A government campaign to crack down on the improper purchase and use of public vehicles has been expanded from government departments to government-run institutions, with the Ministry of Finance ordering all these institutions nationwide to file an inventory of all their vehicles by October 31, including reports on the purchasing prices of the vehicles and what they are used for.
The move was designed to "improve standards relating to the proper use of official vehicles and lower the expenses of public institutions," said the ministry announcement posted Monday on its website.
It was the first time that the spending on vehicles by public institutions was put under tighter scrutiny, following a campaign launched by the central government last year that put the vehicle use of government departments under the spotlight.
Although not all the public institutions are completely financed by the State, their official vehicle purchases are funded by the government.
Amid a public outcry over excessive public expenditure, the central government passed a series of regulations last year and established a special work group to oversee the implementation of stricter vehicle use policies.

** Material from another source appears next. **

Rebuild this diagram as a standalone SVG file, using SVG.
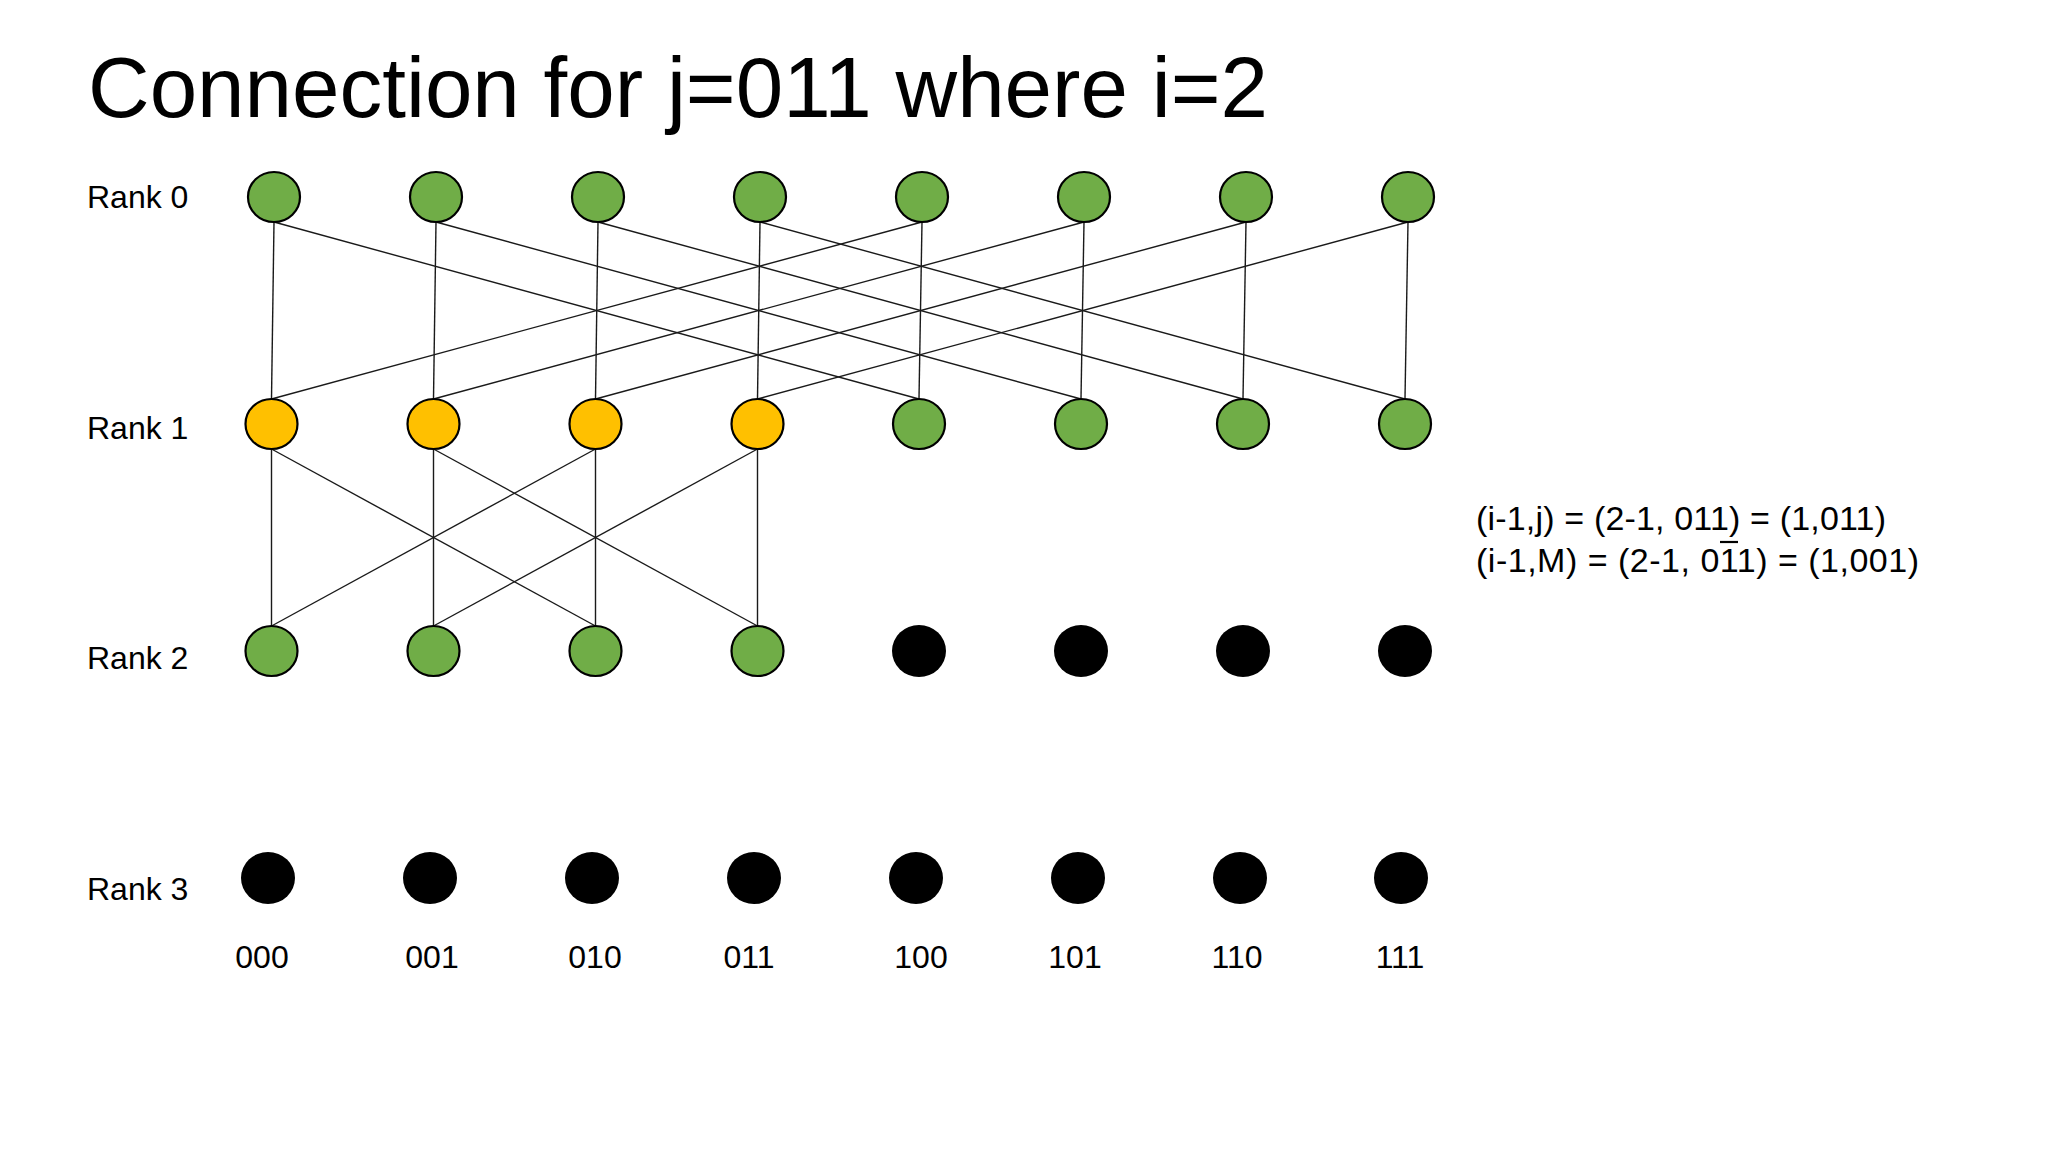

Ye Qing, deputy director of the Hubei Provincial Bureau of Statistics, told the Global Times this is a significant step by the government toward curbing its spending.
However, many people have expressed doubts online over whether the institutions will provide genuine information about car purchases.
Ye said that "self-checking" was only the first step and he believed random inspections would follow soon, which may force institutions to provide accurate figures.
Xu Xianglin, deputy director at the School of Government at Peking University, echoed Ye's point.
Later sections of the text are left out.